Well, folks, that's pretty much why I bought the book, and I only bought it because there is no library to borrow it from. I really wanted to read it. I'm glad I did. It is a book full of characters who are (usually in more than one way) between cultures. And since that's my whole life, I was interested.
Its the first time I've read a book and thought "I could write this better". How's that for arrogance? But honestly, there were too many times when the reader is told rather than shown, and the telling wasn't convincing. On the other had there were some sections that were perfect. There's no other word for it, they were really that good. Its too bad that many of the characters seem like rough sketches or paper-doll cut-outs. Oddly, its the dead characters that really seem alive.
Anyway, enough of that. In one rather neat section, the author describes various dishes in a restaurant in terms of modern art they resemble:
Sesame-crusted ahi tuna tartare with foie gras yakiniku appears as Francesco Boretti's The Blind Whore (you'll have to scroll down). Prime rib-eye with hot mustard cream sauce on a bed of pasison fruit vinaigrette and jicama materializes as a Mark Rothko Untitled. (No I don't know which 'Untitled' the author intended, and I've made no effort to find one that could be recreated in steak, mustard, and passion fruit.)
These dishes are brought to the table where one of the central characters is having dinner with a cameo-character who is even more paper-doll like than she is. When dessert arrives (without the reader hearing the characters order) they are described as Peter Kitchell's April Blues Bring May Yellows and Jackson Pollock's Shimmering Substance.
At first, both characters find it a bit overwhelming to munch their way through great works of art but eventually forget and eat freely.
Art as Food, made by a chef who wanted to be a philosopher and then an artist, and after failing at both turned to food. I'm still trying to figure out why the author included this restaurant scene at all. It wasn't one of the books strong moments, and I can't help trying to figure out what she meant for it to accomplish, because I must be observing its failure to deliver. Otherwise, would I be wondering?
20 April 2007
Happy April.
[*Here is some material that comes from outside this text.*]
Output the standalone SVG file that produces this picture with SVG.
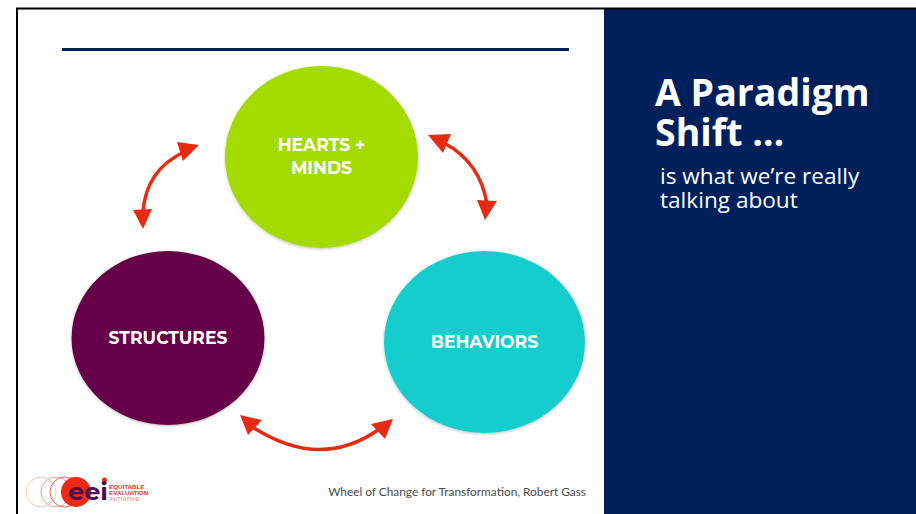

I just got back from St. Louis and a trip to see my grandparents who are just outside Vegas. Yes, this is the first time I've posted in a month. No, that wasn't intentional. No, I haven't given it up. Yes, I expected to have more down time while in the US, but yeah, that was silly of me. What's that? Yeah, it was a good visit, but I'm happy to be back. Yes I am.
That's me on the way back down from Angel's Landing, a spectacular hike in Zion's National Park, with siblings, of course. My dad took the picture.
I've been reading, reading, reading which has been a nice diversion from writing, writing, writing. Art played an interesting bit-part in one of the books I got on the trip and I think I'll blog that tomorrow.
A trip to St. Louis always involves at least a few hours of going through my old stuff (which is very neatly confined to two cedar chests--when I impose on people I'd like to think I do it with care), and this visit I hit the jackpot. I was fortunate enough to stumble upon my photo album from highschool, which really was more like a portfolio showcasing the wish I briefly entertained to become a photographer. I also retrieved a necklace that my grandmother gave me at least 15 years ago that (like most things she has given me) I had no appreciation for at the time. My parents had taken good care of my 'Northern Renaissance' and 'Art and its Significance' text books after I left them there six years ago. Anyway, foder, all of it is foder.